La préfecture (lire sa requête ci-dessous) qui rappelle enfin que "les activités de livraison et de retrait de commandes peuvent se poursuivre. En outre, des mesures de soutien économique vigoureuses sont mises en place pour les petits commerces, notamment ceux comptant moins de 50 salariés :
- élargissement du fonds de solidarité
- exonérations et reports de cotisations sociales
- prolongation du prêt garanti par l’État
- création des « prêts directs de l’État »
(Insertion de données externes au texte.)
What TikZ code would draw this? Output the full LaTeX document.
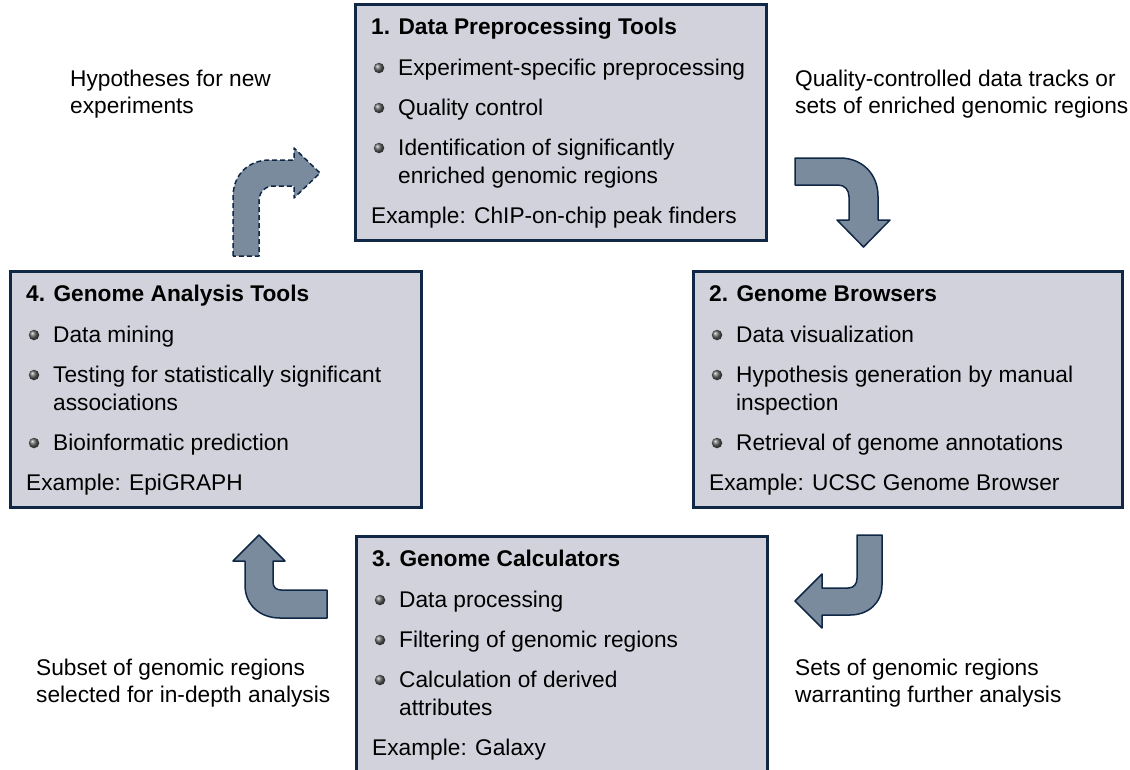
\documentclass[tikz,border=0pt]{standalone}
\usepackage{fontspec}
\setmainfont{Liberation Sans}
\definecolor{boxfill}{RGB}{210,210,220}
\definecolor{navy}{RGB}{16,40,70}
\definecolor{arrowfill}{RGB}{122,139,158}
\tikzset{
  box/.style={draw=navy, line width=2.5pt, fill=boxfill, anchor=north west,
    minimum width=411pt, minimum height=236pt, inner sep=0},
  ttl/.style={anchor=base west, font=\fontsize{22.7}{27}\selectfont\bfseries, inner sep=0},
  txt/.style={anchor=base west, font=\fontsize{22.7}{27}\selectfont, inner sep=0},
  bul/.style={circle, inner sep=0, minimum size=10.5pt, shading=ball, ball color=gray!75!black},
  blockarrow/.style={fill=arrowfill, draw=navy, line width=1.5pt, line join=round},
}
\newcommand\bitem[4]{%
  \node[bul] (#3b) at (#1+25,#2-7) {};
  \node[txt] (#3) at (#1+44,#2) {#4};}
\newcommand\bcont[4]{\node[txt] (#3) at (#1+44,#2) {#4};}
\begin{document}
\begin{tikzpicture}[x=1pt,y=-1pt]
\useasboundingbox (0,0) rectangle (1130,769);

% boxes
\node[box] (b1) at (354,3) {};
\node[box] (b4) at (9,270) {};
\node[box, minimum width=429pt] (b2) at (692,270) {};
\node[box] (b3) at (355,535) {};

% box 1
\node[ttl] (t1) at (371,34) {1. Data Preprocessing Tools};
\bitem{354}{75}{i11}{Experiment-specific preprocessing}
\bitem{354}{115}{i12}{Quality control}
\bitem{354}{155}{i13}{Identification of significantly}
\bcont{354}{183}{i13c}{enriched genomic regions}
\node[txt] (e1) at (371,223) {Example: ChIP-on-chip peak finders};

% box 4
\node[ttl] (t4) at (26,301) {4. Genome Analysis Tools};
\bitem{9}{342}{i41}{Data mining}
\bitem{9}{382}{i42}{Testing for statistically significant}
\bcont{9}{410}{i42c}{associations}
\bitem{9}{450}{i43}{Bioinformatic prediction}
\node[txt] (e4) at (26,490) {Example: EpiGRAPH};

% box 2
\node[ttl] (t2) at (709,301) {2. Genome Browsers};
\bitem{692}{342}{i21}{Data visualization}
\bitem{692}{382}{i22}{Hypothesis generation by manual}
\bcont{692}{410}{i22c}{inspection}
\bitem{692}{450}{i23}{Retrieval of genome annotations}
\node[txt] (e2) at (709,490) {Example: UCSC Genome Browser};

% box 3
\node[ttl] (t3) at (372,566) {3. Genome Calculators};
\bitem{355}{607}{i31}{Data processing}
\bitem{355}{647}{i32}{Filtering of genomic regions}
\bitem{355}{687}{i33}{Calculation of derived}
\bcont{355}{715}{i33c}{attributes}
\node[txt] (e3) at (372,755) {Example: Galaxy};

% labels
\node[txt] (l1a) at (70,86) {Hypotheses for new};
\node[txt] (l1b) at (70,113) {experiments};
\node[txt] (l2a) at (795,86) {Quality-controlled data tracks or};
\node[txt] (l2b) at (795,113) {sets of enriched genomic regions};
\node[txt] (l3a) at (36,675) {Subset of genomic regions};
\node[txt] (l3b) at (36,702) {selected for in-depth analysis};
\node[txt] (l4a) at (795,675) {Sets of genomic regions};
\node[txt] (l4b) at (795,702) {warranting further analysis};

% block arrows
\draw[blockarrow, dashed, dash pattern=on 5pt off 3pt]
  (233,256) -- (233,197) .. controls (233,175) and (248,160) .. (270,160)
  -- (294,160) -- (294,148) -- (320,173) -- (294,198) -- (294,186)
  -- (274,186) .. controls (265,186) and (259,192) .. (259,201) -- (259,256) -- cycle;
\draw[blockarrow]
  (795,158) -- (840,158) .. controls (862,158) and (878,174) .. (878,196)
  -- (878,220) -- (890,220) -- (863.5,247) -- (837,220) -- (849,220)
  -- (849,197) .. controls (849,190) and (845,185) .. (838,185) -- (795,185) -- cycle;
\draw[blockarrow]
  (857,535) -- (882,535) -- (882,585) .. controls (882,603) and (868,615) .. (850,615)
  -- (822,615) -- (822,628) -- (795,601) -- (822,574) -- (822,588)
  -- (848,588) .. controls (854,588) and (857,584) .. (857,578) -- cycle;
\draw[blockarrow]
  (259,535) -- (285,561) -- (273,561) -- (273,582) .. controls (273,587) and (276,590) .. (281,590)
  -- (327,590) -- (327,618) -- (280,618) .. controls (260,618) and (245,605) .. (245,585)
  -- (245,561) -- (233,561) -- cycle;
\end{tikzpicture}
\end{document}
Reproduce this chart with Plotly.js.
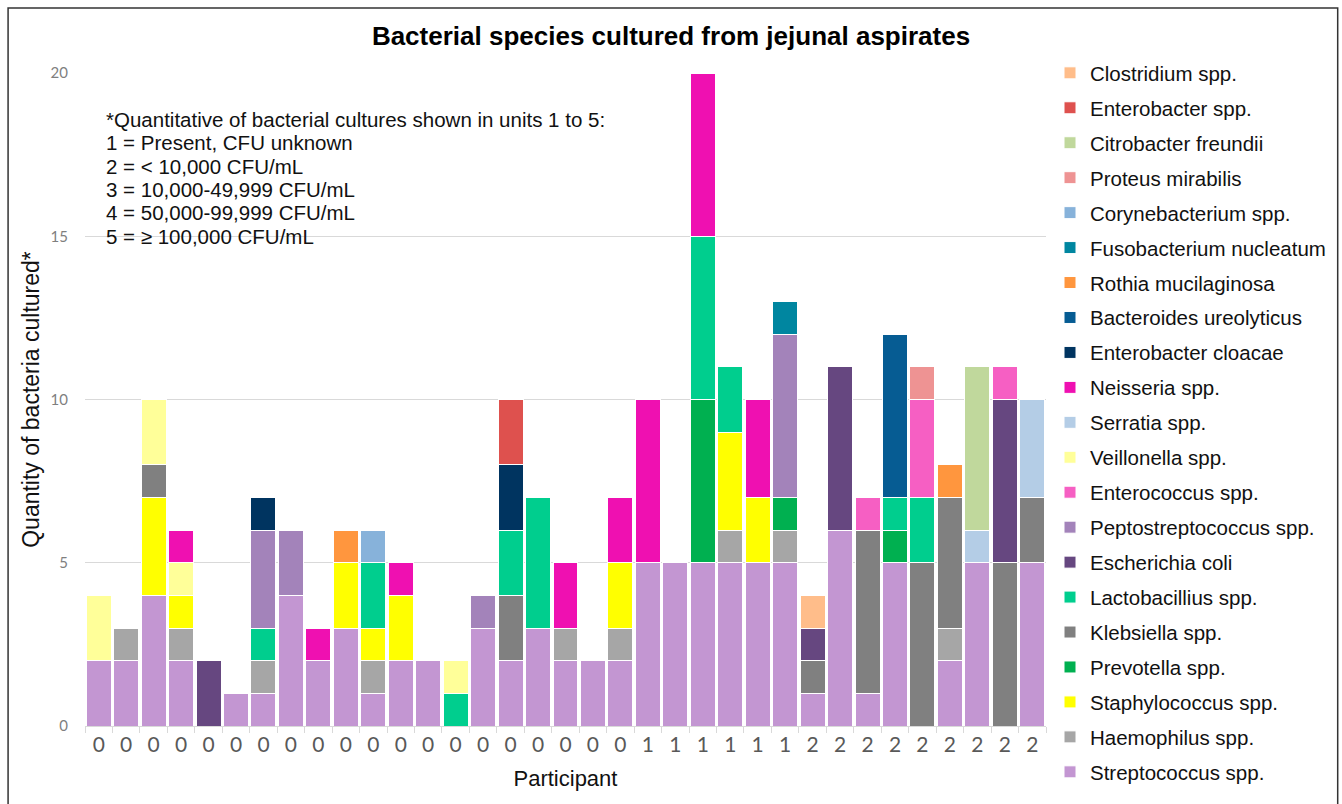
<!DOCTYPE html>
<html><head><meta charset="utf-8">
<script src="https://cdn.plot.ly/plotly-3.0.1.min.js"></script>
<style>html,body{margin:0;padding:0;background:#fff;}#chart{width:1342px;height:804px;}</style>
</head><body><div id="chart"></div>
<script>
// x tick labels (participant group), one per bar
const participantGroups = ['0','0','0','0','0','0','0','0','0','0','0','0','0','0','0','0','0','0','0','0',
  '1','1','1','1','1','1','2','2','2','2','2','2','2','2','2'];

// quantity units per species per participant (stack order bottom -> top)
const streptococcus     = [2,2,4,2,0, 1,1,4,2,3, 1,2,2,0,3, 2,3,2,2,2, 5,5,5,5,5, 5,1,6,1,5, 0,2,5,0,5];
const haemophilus       = [0,1,0,1,0, 0,1,0,0,0, 1,0,0,0,0, 0,0,1,0,1, 0,0,0,1,0, 1,0,0,0,0, 0,1,0,0,0];
const staphylococcus    = [0,0,3,1,0, 0,0,0,0,2, 1,2,0,0,0, 0,0,0,0,2, 0,0,0,3,2, 0,0,0,0,0, 0,0,0,0,0];
const prevotella        = [0,0,0,0,0, 0,0,0,0,0, 0,0,0,0,0, 0,0,0,0,0, 0,0,5,0,0, 1,0,0,0,1, 0,0,0,0,0];
const klebsiella        = [0,0,1,0,0, 0,0,0,0,0, 0,0,0,0,0, 2,0,0,0,0, 0,0,0,0,0, 0,1,0,5,0, 5,4,0,5,2];
const lactobacillus     = [0,0,0,0,0, 0,1,0,0,0, 2,0,0,1,0, 2,4,0,0,0, 0,0,5,2,0, 0,0,0,0,1, 2,0,0,0,0];
const escherichia       = [0,0,0,0,2, 0,0,0,0,0, 0,0,0,0,0, 0,0,0,0,0, 0,0,0,0,0, 0,1,5,0,0, 0,0,0,5,0];
const peptostreptococcus= [0,0,0,0,0, 0,3,2,0,0, 0,0,0,0,1, 0,0,0,0,0, 0,0,0,0,0, 5,0,0,0,0, 0,0,0,0,0];
const enterococcus      = [0,0,0,0,0, 0,0,0,0,0, 0,0,0,0,0, 0,0,0,0,0, 0,0,0,0,0, 0,0,0,1,0, 3,0,0,1,0];
const veillonella       = [2,0,2,1,0, 0,0,0,0,0, 0,0,0,1,0, 0,0,0,0,0, 0,0,0,0,0, 0,0,0,0,0, 0,0,0,0,0];
const serratia          = [0,0,0,0,0, 0,0,0,0,0, 0,0,0,0,0, 0,0,0,0,0, 0,0,0,0,0, 0,0,0,0,0, 0,0,1,0,3];
const neisseria         = [0,0,0,1,0, 0,0,0,1,0, 0,1,0,0,0, 0,0,2,0,2, 5,0,5,0,3, 0,0,0,0,0, 0,0,0,0,0];
const enterobacterCloacae=[0,0,0,0,0, 0,1,0,0,0, 0,0,0,0,0, 2,0,0,0,0, 0,0,0,0,0, 0,0,0,0,0, 0,0,0,0,0];
const bacteroides       = [0,0,0,0,0, 0,0,0,0,0, 0,0,0,0,0, 0,0,0,0,0, 0,0,0,0,0, 0,0,0,0,5, 0,0,0,0,0];
const rothia            = [0,0,0,0,0, 0,0,0,0,1, 0,0,0,0,0, 0,0,0,0,0, 0,0,0,0,0, 0,0,0,0,0, 0,1,0,0,0];
const fusobacterium     = [0,0,0,0,0, 0,0,0,0,0, 0,0,0,0,0, 0,0,0,0,0, 0,0,0,0,0, 1,0,0,0,0, 0,0,0,0,0];
const corynebacterium   = [0,0,0,0,0, 0,0,0,0,0, 1,0,0,0,0, 0,0,0,0,0, 0,0,0,0,0, 0,0,0,0,0, 0,0,0,0,0];
const proteus           = [0,0,0,0,0, 0,0,0,0,0, 0,0,0,0,0, 0,0,0,0,0, 0,0,0,0,0, 0,0,0,0,0, 1,0,0,0,0];
const citrobacter       = [0,0,0,0,0, 0,0,0,0,0, 0,0,0,0,0, 0,0,0,0,0, 0,0,0,0,0, 0,0,0,0,0, 0,0,5,0,0];
const enterobacterSpp   = [0,0,0,0,0, 0,0,0,0,0, 0,0,0,0,0, 2,0,0,0,0, 0,0,0,0,0, 0,0,0,0,0, 0,0,0,0,0];
const clostridium       = [0,0,0,0,0, 0,0,0,0,0, 0,0,0,0,0, 0,0,0,0,0, 0,0,0,0,0, 0,1,0,0,0, 0,0,0,0,0];

const speciesNames = ['Streptococcus spp.','Haemophilus spp.','Staphylococcus spp.','Prevotella spp.','Klebsiella spp.',
  'Lactobacillius spp.','Escherichia coli','Peptostreptococcus spp.','Enterococcus spp.','Veillonella spp.',
  'Serratia spp.','Neisseria spp.','Enterobacter cloacae','Bacteroides ureolyticus','Rothia mucilaginosa',
  'Fusobacterium nucleatum','Corynebacterium spp.','Proteus mirabilis','Citrobacter freundii','Enterobacter spp.','Clostridium spp.'];
const speciesValues = [streptococcus,haemophilus,staphylococcus,prevotella,klebsiella,lactobacillus,escherichia,
  peptostreptococcus,enterococcus,veillonella,serratia,neisseria,enterobacterCloacae,bacteroides,rothia,
  fusobacterium,corynebacterium,proteus,citrobacter,enterobacterSpp,clostridium];
const speciesColors = ['#C396D2','#A6A6A6','#FFFF00','#00B050','#808080','#00CE8E','#664780','#A383BA','#F65FC3','#FFFF99',
  '#B4CDE6','#EF10B1','#003460','#065C93','#FF963E','#0086A0','#87B2DA','#EE9393','#C0D89C','#DE514E','#FFBD8A'];

const noteLines = ['*Quantitative of bacterial cultures shown in units 1 to 5:','1 = Present, CFU unknown','2 = < 10,000 CFU/mL',
  '3 = 10,000-49,999 CFU/mL','4 = 50,000-99,999 CFU/mL','5 = ≥ 100,000 CFU/mL'];

const FW=1342, FH=804, L=85, R=295, T=73, B=78;
const PW=FW-L-R, PH=FH-T-B;
const px = x => (x-L)/PW;
const py = y => (FH-B-y)/PH;
const xIdx = participantGroups.map((_,i)=>i);
const nS = speciesNames.length;

const traces = speciesNames.map((name,k)=>({
  type:'bar', name:name, x:xIdx, y:speciesValues[k].map(v=>v||null),
  legendgroup:'g'+k, legendrank:(nS-k)*10,
  marker:{color:speciesColors[k], line:{color:'#ffffff', width:1}},
  hoverinfo:'name+y'
}));

const annotations = noteLines.map((t,i)=>({
  xref:'paper', yref:'paper', x:px(104), y:py(119+i*23.5), xanchor:'left', yanchor:'middle',
  text:t, showarrow:false, font:{family:'Liberation Sans, Arial', size:20.5, color:'#111111'}
}));

const layout = {
  width:FW, height:FH,
  margin:{l:L, r:R, t:T, b:B, pad:0},
  paper_bgcolor:'#ffffff', plot_bgcolor:'#ffffff',
  barmode:'stack', bargap:0.09,
  title:{text:'<b>Bacterial species cultured from jejunal aspirates</b>', xref:'container', x:0.5, xanchor:'center',
    yref:'container', y:1-36/FH, yanchor:'middle', font:{family:'Liberation Sans, Arial', size:26, color:'#000000'}},
  xaxis:{range:[-0.5, xIdx.length-0.5], tickmode:'array', tickvals:xIdx, ticktext:participantGroups,
    ticks:'', showgrid:false, zeroline:false, showline:true, linecolor:'#d9d9d9', linewidth:1,
    tickfont:{family:'Lato, Open Sans', size:21, color:'#595959'},
    minor:{tickmode:'linear', tick0:-0.5, dtick:1, ticks:'outside', ticklen:6, tickcolor:'#d9d9d9', tickwidth:1, showgrid:false},
    title:{text:'Participant', standoff:15, font:{family:'Liberation Sans, Arial', size:22, color:'#111111'}}},
  yaxis:{range:[0,20], tickmode:'linear', tick0:0, dtick:5, showgrid:true, gridcolor:'#d9d9d9', gridwidth:1,
    zeroline:false, showline:false, ticks:'', ticklabelstandoff:16,
    tickfont:{family:'Lato, Open Sans', size:15, color:'#7f7f7f'},
    title:{text:'Quantity of bacteria cultured*', standoff:4, font:{family:'Liberation Sans, Arial', size:23, color:'#111111'}}},
  legend:{x:px(1050), xanchor:'left', y:py(53), yanchor:'top', traceorder:'grouped', tracegroupgap:5.3,
    maxheight:760, font:{family:'Liberation Sans, Arial', size:20.5, color:'#111111'}, bgcolor:'rgba(0,0,0,0)', itemclick:false},
  annotations:annotations,
  shapes:[{type:'rect', xref:'paper', yref:'paper', x0:px(8), x1:px(1339), y0:py(815), y1:py(8),
    line:{color:'#333333', width:1.5}, fillcolor:'rgba(0,0,0,0)', layer:'above'}]
};

Plotly.newPlot('chart', traces, layout, {displayModeBar:false, staticPlot:true});
</script></body></html>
- prise en charge des loyers"
Requête préfectorale contre l'arrêté municipal pro-commerces de Éric Straumann by Vincent Ballester on Scribd
Jean Rottner, maire de Mulhouse, ancien urgentiste, bien connu pour ses prises de position en faveur des mesures sanitaires les plus rigoureuses possibles, en appelle lui aussi au gouvernement. Contacté par de nombreux petits commerçants, il demande à Bruno Lemaire, ministre de l'économie et à Jean Castex, Premier ministre de faire quelque chose. "Vous connaissez mon engagement sans faille contre le coronavirus, précise-t-il dans un message vidéo, dans la région grand est. Vous avez pris de nouvelles dispositions nécessaires et parmi elles certaines concernent le petit commerce, elles sont incomprises. Les petits commerçants ne comprennent pas que la grande distribution puisse continuer son activité et pas eux. Cette colère, elle s'exprime dans les messages qu'ils m'adressent, je vous demande de les entendre et de prendre les dispositions nécessaires, si elle sont possibles, pour leur permettre de reprendre un minimum d'activité."
L'arrêté municipal du maire de Colmar sera devant le tribunal administratif de Strasbourg le mardi 2 novembre.